TASK DESCRIPTION> For this exercise, repeat all of the material verbatim apart from its images.

SUPPLIED MATERIAL>
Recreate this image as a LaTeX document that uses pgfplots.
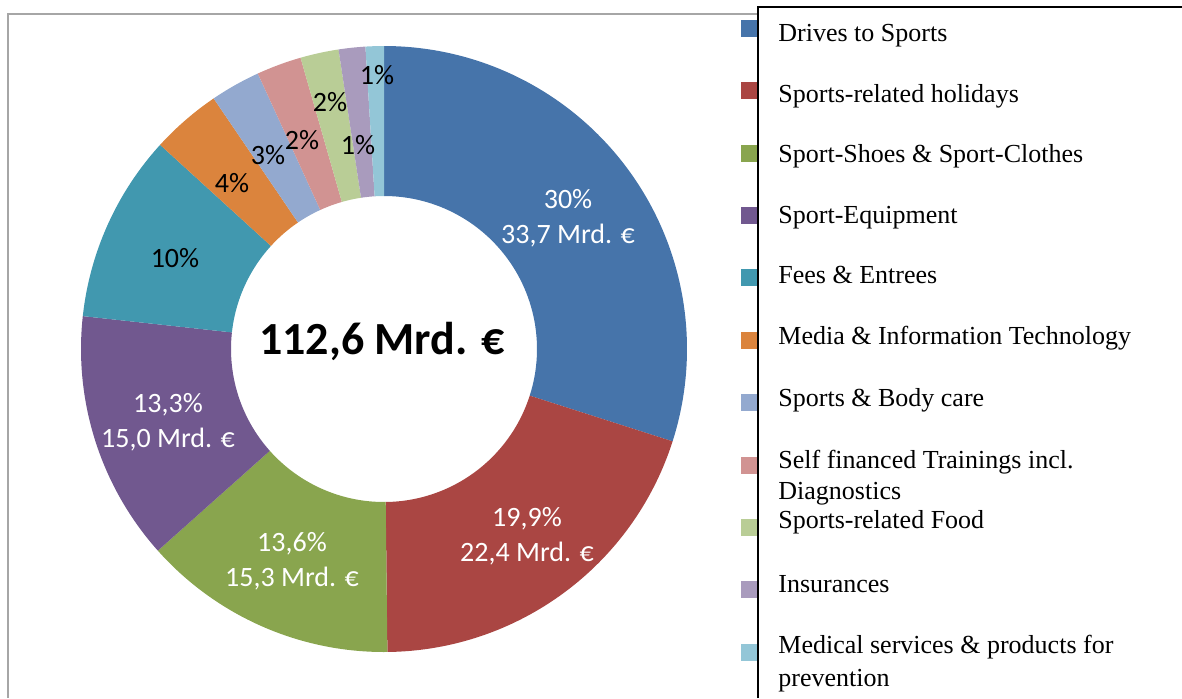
\documentclass[border=0pt]{standalone}
\usepackage{pgfplots}
\pgfplotsset{compat=1.18}
\usepackage{pgfplotstable}
\usepackage{fontspec}
\setmainfont{Liberation Serif}
\newfontfamily\calib{Carlito}
\usetikzlibrary{calc}
\definecolor{c0}{HTML}{4674AA}
\definecolor{c1}{HTML}{AA4643}
\definecolor{c2}{HTML}{89A54E}
\definecolor{c3}{HTML}{71588F}
\definecolor{c4}{HTML}{4198AF}
\definecolor{c5}{HTML}{DB843D}
\definecolor{c6}{HTML}{93A9CF}
\definecolor{c7}{HTML}{D19392}
\definecolor{c8}{HTML}{B9CD96}
\definecolor{c9}{HTML}{A99BBD}
\definecolor{c10}{HTML}{93C6D7}
\definecolor{framegray}{HTML}{A6A6A6}
% spending in Mrd. EUR, clockwise from the top
\pgfplotstableread{
id val
0 33.7
1 22.4
2 15.3
3 15.0
4 11.3
5 4.2
6 3.0
7 2.7
8 2.3
9 1.6
10 1.1
}\slices
\begin{document}
\begin{tikzpicture}
\begin{axis}[scale only axis, width=591pt, height=349pt,
  xmin=0, xmax=1182, ymin=0, ymax=698, y dir=reverse, hide axis]
% frame
\draw[framegray, line width=1pt] (axis cs:8,698) -- (axis cs:8,14) -- (axis cs:758,14);
% donut
\def\total{0}
\pgfplotsforeachungrouped \i in {0,...,10}{%
  \pgfplotstablegetelem{\i}{val}\of\slices
  \pgfmathsetmacro\total{\total+\pgfplotsretval}%
}
\def\angA{90}
\pgfplotsforeachungrouped \i in {0,...,10}{%
  \pgfplotstablegetelem{\i}{val}\of\slices
  \pgfmathsetmacro\angB{\angA-360*\pgfplotsretval/\total}%
  \edef\temp{\noexpand\fill[c\i] ($(axis cs:384,349)+(\angA:151.5pt)$) arc[start angle=\angA,end angle=\angB,radius=151.5pt] -- ($(axis cs:384,349)+(\angB:76.5pt)$) arc[start angle=\angB,end angle=\angA,radius=76.5pt] -- cycle;}%
  \temp
  \let\angA\angB
}
% slice labels
\tikzset{lab/.style={font=\calib\fontsize{14}{17.5}\selectfont, align=center, inner sep=0pt}}
\node[lab, text=white] at (axis cs:568,218) {30\%\\33,7 Mrd. €};
\node[lab, text=white] at (axis cs:527,536) {19,9\%\\22,4 Mrd. €};
\node[lab, text=white] at (axis cs:292,561) {13,6\%\\15,3 Mrd. €};
\node[lab, text=white] at (axis cs:168,422) {13,3\%\\15,0 Mrd. €};
\node[lab] at (axis cs:175,258) {10\%};
\node[lab] at (axis cs:232,183) {4\%};
\node[lab] at (axis cs:268,155) {3\%};
\node[lab] at (axis cs:302,140) {2\%};
\node[lab] at (axis cs:330,102) {2\%};
\node[lab] at (axis cs:358,145) {1\%};
\node[lab] at (axis cs:377,75) {1\%};
\node[font=\calib\bfseries\fontsize{23}{28}\selectfont, inner sep=0pt] at (axis cs:382,341) {112,6 Mrd. €};
% legend
\foreach \k/\yc in {0/28.5,1/90.9,2/153.2,3/215.6,4/277.9,5/340.3,6/402.6,7/465,8/527.3,9/589.7,10/652}{
  \edef\temp{\noexpand\fill[c\k] (axis cs:741,\yc-8.5) rectangle (axis cs:758,\yc+8.5);}\temp
}
\draw[black, line width=1pt] (axis cs:758,698) -- (axis cs:758,7) -- (axis cs:1182,7);
\tikzset{leg/.style={font=\fontsize{13}{15}\selectfont, anchor=base west, inner sep=0pt}}
\node[leg] at (axis cs:778,41) {Drives to Sports};
\node[leg] at (axis cs:778,102) {Sports-related holidays};
\node[leg] at (axis cs:778,162) {Sport-Shoes \& Sport-Clothes};
\node[leg] at (axis cs:778,223) {Sport-Equipment};
\node[leg] at (axis cs:778,283) {Fees \& Entrees};
\node[leg] at (axis cs:778,344) {Media \& Information Technology};
\node[leg] at (axis cs:778,406) {Sports \& Body care};
\node[leg] at (axis cs:778,468) {Self financed Trainings incl.};
\node[leg] at (axis cs:778,499) {Diagnostics};
\node[leg] at (axis cs:778,528) {Sports-related Food};
\node[leg] at (axis cs:778,592) {Insurances};
\node[leg] at (axis cs:778,653) {Medical services \& products for};
\node[leg] at (axis cs:778,686) {prevention};
\end{axis}
\pgfresetboundingbox
\path (0,0) rectangle (591pt,349pt);
\end{tikzpicture}
\end{document}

FINISHED EXERCISE>
Recreate this image as a LaTeX document that uses pgfplots.
\documentclass[border=0pt]{standalone}
\usepackage{pgfplots}
\pgfplotsset{compat=1.18}
\usepackage{pgfplotstable}
\usepackage{fontspec}
\setmainfont{Liberation Serif}
\newfontfamily\calib{Carlito}
\usetikzlibrary{calc}
\definecolor{c0}{HTML}{4674AA}
\definecolor{c1}{HTML}{AA4643}
\definecolor{c2}{HTML}{89A54E}
\definecolor{c3}{HTML}{71588F}
\definecolor{c4}{HTML}{4198AF}
\definecolor{c5}{HTML}{DB843D}
\definecolor{c6}{HTML}{93A9CF}
\definecolor{c7}{HTML}{D19392}
\definecolor{c8}{HTML}{B9CD96}
\definecolor{c9}{HTML}{A99BBD}
\definecolor{c10}{HTML}{93C6D7}
\definecolor{framegray}{HTML}{A6A6A6}
% spending in Mrd. EUR, clockwise from the top
\pgfplotstableread{
id val
0 33.7
1 22.4
2 15.3
3 15.0
4 11.3
5 4.2
6 3.0
7 2.7
8 2.3
9 1.6
10 1.1
}\slices
\begin{document}
\begin{tikzpicture}
\begin{axis}[scale only axis, width=591pt, height=349pt,
  xmin=0, xmax=1182, ymin=0, ymax=698, y dir=reverse, hide axis]
% frame
\draw[framegray, line width=1pt] (axis cs:8,698) -- (axis cs:8,14) -- (axis cs:758,14);
% donut
\def\total{0}
\pgfplotsforeachungrouped \i in {0,...,10}{%
  \pgfplotstablegetelem{\i}{val}\of\slices
  \pgfmathsetmacro\total{\total+\pgfplotsretval}%
}
\def\angA{90}
\pgfplotsforeachungrouped \i in {0,...,10}{%
  \pgfplotstablegetelem{\i}{val}\of\slices
  \pgfmathsetmacro\angB{\angA-360*\pgfplotsretval/\total}%
  \edef\temp{\noexpand\fill[c\i] ($(axis cs:384,349)+(\angA:151.5pt)$) arc[start angle=\angA,end angle=\angB,radius=151.5pt] -- ($(axis cs:384,349)+(\angB:76.5pt)$) arc[start angle=\angB,end angle=\angA,radius=76.5pt] -- cycle;}%
  \temp
  \let\angA\angB
}
% slice labels
\tikzset{lab/.style={font=\calib\fontsize{14}{17.5}\selectfont, align=center, inner sep=0pt}}
\node[lab, text=white] at (axis cs:568,218) {30\%\\33,7 Mrd. €};
\node[lab, text=white] at (axis cs:527,536) {19,9\%\\22,4 Mrd. €};
\node[lab, text=white] at (axis cs:292,561) {13,6\%\\15,3 Mrd. €};
\node[lab, text=white] at (axis cs:168,422) {13,3\%\\15,0 Mrd. €};
\node[lab] at (axis cs:175,258) {10\%};
\node[lab] at (axis cs:232,183) {4\%};
\node[lab] at (axis cs:268,155) {3\%};
\node[lab] at (axis cs:302,140) {2\%};
\node[lab] at (axis cs:330,102) {2\%};
\node[lab] at (axis cs:358,145) {1\%};
\node[lab] at (axis cs:377,75) {1\%};
\node[font=\calib\bfseries\fontsize{23}{28}\selectfont, inner sep=0pt] at (axis cs:382,341) {112,6 Mrd. €};
% legend
\foreach \k/\yc in {0/28.5,1/90.9,2/153.2,3/215.6,4/277.9,5/340.3,6/402.6,7/465,8/527.3,9/589.7,10/652}{
  \edef\temp{\noexpand\fill[c\k] (axis cs:741,\yc-8.5) rectangle (axis cs:758,\yc+8.5);}\temp
}
\draw[black, line width=1pt] (axis cs:758,698) -- (axis cs:758,7) -- (axis cs:1182,7);
\tikzset{leg/.style={font=\fontsize{13}{15}\selectfont, anchor=base west, inner sep=0pt}}
\node[leg] at (axis cs:778,41) {Drives to Sports};
\node[leg] at (axis cs:778,102) {Sports-related holidays};
\node[leg] at (axis cs:778,162) {Sport-Shoes \& Sport-Clothes};
\node[leg] at (axis cs:778,223) {Sport-Equipment};
\node[leg] at (axis cs:778,283) {Fees \& Entrees};
\node[leg] at (axis cs:778,344) {Media \& Information Technology};
\node[leg] at (axis cs:778,406) {Sports \& Body care};
\node[leg] at (axis cs:778,468) {Self financed Trainings incl.};
\node[leg] at (axis cs:778,499) {Diagnostics};
\node[leg] at (axis cs:778,528) {Sports-related Food};
\node[leg] at (axis cs:778,592) {Insurances};
\node[leg] at (axis cs:778,653) {Medical services \& products for};
\node[leg] at (axis cs:778,686) {prevention};
\end{axis}
\pgfresetboundingbox
\path (0,0) rectangle (591pt,349pt);
\end{tikzpicture}
\end{document}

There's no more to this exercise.